Your power supply needs to be capable of outputting significant current, which can be expensive.
I am surprised that the tool specified has enough heat output.
However if that one is OK then your wire will need about four times more power to heat to the same level assuming 1.6mm is the diameter of the wire.(resistance is proportional to the square of the radius)
So 2A @ 16V is 32W
you would need 5A at 30V (=150W) or more to generate similar heat I would have thought, off the cuff, 8A would be better.
Generally finding a reasonably price power supply can be expensive and if it is for occasional use then a 12V battery (that can supply a lot of current) can be successful, although I am not sure of the actual calculations involved.

 

[Lucien Nunes]

The current and voltage required depend on the length, gauge of the wire, its resistivity and the heat output needed per unit length. smoke-packet approximation with top of head figures:

Nichrome alloys vary in resistivity, 1.2μΩ.m is average. Resistance of 2mm dia wire will be 1.2/(Π(1/2*2)²)=0.38Ω/m
Heat output required (this is the real guess as there are many thermal factors involved) perhaps the power of an ordinary soldering iron (25W) per 25cm of wire, i.e. 100W/m.
Current = sqrt(100/0.38) = 16A
Voltage = sqrt(100*0.38) = 6.2V
This suggests your previous experiment failed because the supply had inadequate current rating. We don't know the heat input required accurately, but the resistance of around 0.4Ω is fairly certain for 1m of 2mm dia wire. So whatever voltage rating of supply you use, the current rating will need to be around 1/0.4 = 2.5x greater. E.g. a 5V 15A unit might do, but a 15V 5A one won't.

E2A I have used 2mm dia for the example as this is the more demanding situation. Obviously for 1.6mm replace the 2mm in the resistance calculation with 1.6, giving 0.6Ω/m, 13A, 7.7V respectively for the same heat dissipation.

And...

resistance is proportional to the square of the radius

Oops, I think you meant to say inversely proportional

 

[Richard Burns]

And...
Oops, I think you meant to say inversely proportional

You might well be right there, perhaps I should just check with my solicitor... oh, it appears you are entirely right and it is all my fault!

 

[Marvo]

I'd just use a 12v alarm type battery and an adjustable resistor in series with the heater wire to limit the current and give some temperature control. If the voltage is too low to get the wire hot enough then double up on the batteries to get 24v. You'll probably find the current is kinda self limiting as the resistance of the wire will go up with the temperature so ohms law assumptions of current consumption might be inaccurate.

 

[Lucien Nunes]

Trouble is though Marvo, this wire is so thick the resistance is less than half an ohm. With the 2mm version and a 12V battery you would probably need to dissipate more heat in the resistance than in the element itself, and an alarm battery won't last long being discharged at 1-2C.

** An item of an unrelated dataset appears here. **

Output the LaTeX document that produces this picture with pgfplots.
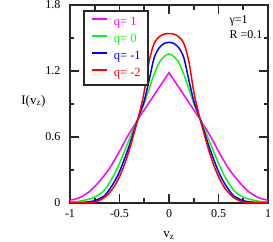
\documentclass[border=0pt]{standalone}
\usepackage{fontspec}
\setmainfont{Liberation Serif}
\usepackage{pgfplots}
\pgfplotsset{compat=1.18}
\definecolor{qmag}{RGB}{255,0,255}
\definecolor{qgreen}{RGB}{20,240,20}
\definecolor{qblue}{RGB}{0,0,255}
\definecolor{qred}{RGB}{255,0,0}
\definecolor{axc}{RGB}{40,40,40}
\begin{document}
\begin{tikzpicture}
\begin{axis}[
  at={(0pt,0pt)}, anchor=south west,
  width=198pt, height=198pt, scale only axis,
  xmin=-1, xmax=1, ymin=0, ymax=1.8,
  xtick={-1,-0.5,0,0.5,1}, xticklabels={-1,-0.5,0,0.5,1},
  minor xtick={-0.75,-0.25,0.25,0.75},
  ytick={0,0.6,1.2,1.8}, yticklabels={0,0.6,1.2,1.8},
  minor ytick={0.3,0.9,1.5},
  tick align=inside,
  major tick length=9pt, minor tick length=4.5pt,
  axis line style={line width=1.6pt, axc},
  every tick/.style={line width=1.6pt, axc},
  tick label style={font=\fontsize{12}{14}\selectfont},
  yticklabel style={xshift=-6pt},
  xticklabel style={yshift=-3pt},
  xlabel={v\textsubscript{z}},
  ylabel={I(v\textsubscript{z})},
  label style={font=\fontsize{13}{15}\selectfont},
  xlabel style={at={(axis description cs:0.5,-0.165)}, anchor=center},
  ylabel style={rotate=-90, at={(axis description cs:-0.185,0.515)}, anchor=center},
  legend style={at={(axis description cs:0.066,0.975)}, anchor=north west,
    draw=axc, line width=1.6pt, font=\fontsize{12.5}{14}\selectfont,
    nodes={inner sep=0pt, text height=9pt, text depth=3pt},
    row sep=5pt, column sep=6pt, inner xsep=7pt, inner ysep=5.5pt},
  legend cell align=left,
  legend image code/.code={\draw[line width=2pt] (0pt,3.5pt) -- (15pt,3.5pt);},
]
\addplot[qmag, line width=1.5pt] table {
-1 0.025
-0.95 0.035
-0.9 0.05
-0.85 0.075
-0.8 0.105
-0.75 0.15
-0.7 0.2
-0.65 0.255
-0.6 0.315
-0.55 0.39
-0.5 0.47
-0.45 0.555
-0.4 0.635
-0.3 0.78
-0.2 0.915
-0.1 1.05
0 1.185
0.1 1.05
0.2 0.915
0.3 0.78
0.4 0.635
0.45 0.555
0.5 0.47
0.55 0.39
0.6 0.315
0.65 0.255
0.7 0.2
0.75 0.15
0.8 0.105
0.85 0.075
0.9 0.05
0.95 0.035
1 0.025
};
\addlegendentry{\makebox[27pt][l]{\textcolor{qmag}{q= 1}}}
\addplot[qgreen, line width=1.5pt, smooth] table {
-1 0.008
-0.9 0.017
-0.8 0.038
-0.75 0.054
-0.7 0.08
-0.65 0.12
-0.6 0.185
-0.55 0.265
-0.5 0.36
-0.45 0.47
-0.4 0.58
-0.35 0.69
-0.3 0.795
-0.25 0.905
-0.2 1.04
-0.15 1.17
-0.1 1.275
-0.05 1.33
0 1.355
0.05 1.33
0.1 1.275
0.15 1.17
0.2 1.04
0.25 0.905
0.3 0.795
0.35 0.69
0.4 0.58
0.45 0.47
0.5 0.36
0.55 0.265
0.6 0.185
0.65 0.12
0.7 0.08
0.75 0.054
0.8 0.038
0.9 0.017
1 0.008
};
\addlegendentry{\makebox[27pt][l]{\textcolor{qgreen}{q= 0}}}
\addplot[qblue, line width=1.5pt, smooth] table {
-1 0.002
-0.9 0.004
-0.8 0.012
-0.75 0.021
-0.7 0.04
-0.65 0.067
-0.6 0.125
-0.55 0.195
-0.5 0.285
-0.45 0.4
-0.4 0.525
-0.35 0.665
-0.3 0.8
-0.25 0.93
-0.2 1.12
-0.15 1.32
-0.1 1.41
-0.05 1.45
0 1.46
0.05 1.45
0.1 1.41
0.15 1.32
0.2 1.12
0.25 0.93
0.3 0.8
0.35 0.665
0.4 0.525
0.45 0.4
0.5 0.285
0.55 0.195
0.6 0.125
0.65 0.067
0.7 0.04
0.75 0.021
0.8 0.012
0.9 0.004
1 0.002
};
\addlegendentry{\makebox[27pt][l]{\textcolor{qblue}{q= -1}}}
\addplot[qred, line width=1.5pt, smooth] table {
-1 0
-0.9 0.001
-0.8 0.003
-0.75 0.008
-0.7 0.025
-0.65 0.052
-0.6 0.095
-0.55 0.155
-0.5 0.24
-0.45 0.35
-0.4 0.485
-0.35 0.645
-0.3 0.81
-0.25 1.015
-0.2 1.29
-0.15 1.45
-0.1 1.51
-0.05 1.535
0 1.54
0.05 1.535
0.1 1.51
0.15 1.45
0.2 1.29
0.25 1.015
0.3 0.81
0.35 0.645
0.4 0.485
0.45 0.35
0.5 0.24
0.55 0.155
0.6 0.095
0.65 0.052
0.7 0.025
0.75 0.008
0.8 0.003
0.9 0.001
1 0
};
\addlegendentry{\makebox[27pt][l]{\textcolor{qred}{q= -2}}}
\node[anchor=west, font=\fontsize{12}{14}\selectfont, inner sep=0pt] at (rel axis cs:0.805,0.918) {γ=1};
\node[anchor=west, font=\fontsize{12}{14}\selectfont, inner sep=0pt] at (rel axis cs:0.805,0.852) {R =0.1};
\end{axis}
\pgfresetboundingbox
\useasboundingbox (-70pt,-38pt) rectangle (203pt,203pt);
\end{tikzpicture}
\end{document}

The way I would do it here as a test, if I didn't have big variable power supplies, would be to get any mains transformer of 200VA or more with some window area available, and wrap a dozen or more turns of 2.5mm² through it as a secondary. A toroidal of that size might have 3-4 turns per volt so by adding or subtracting turns the heater supply could be adjusted in steps of 0.25-0.35V

I deliberately ignored temperature coefficient of resistance as it's small (~0.0004) for typical nichrome alloys, a tenth of that of copper, so the resistance / current won't vary by more than say 10% from cold to full working temp.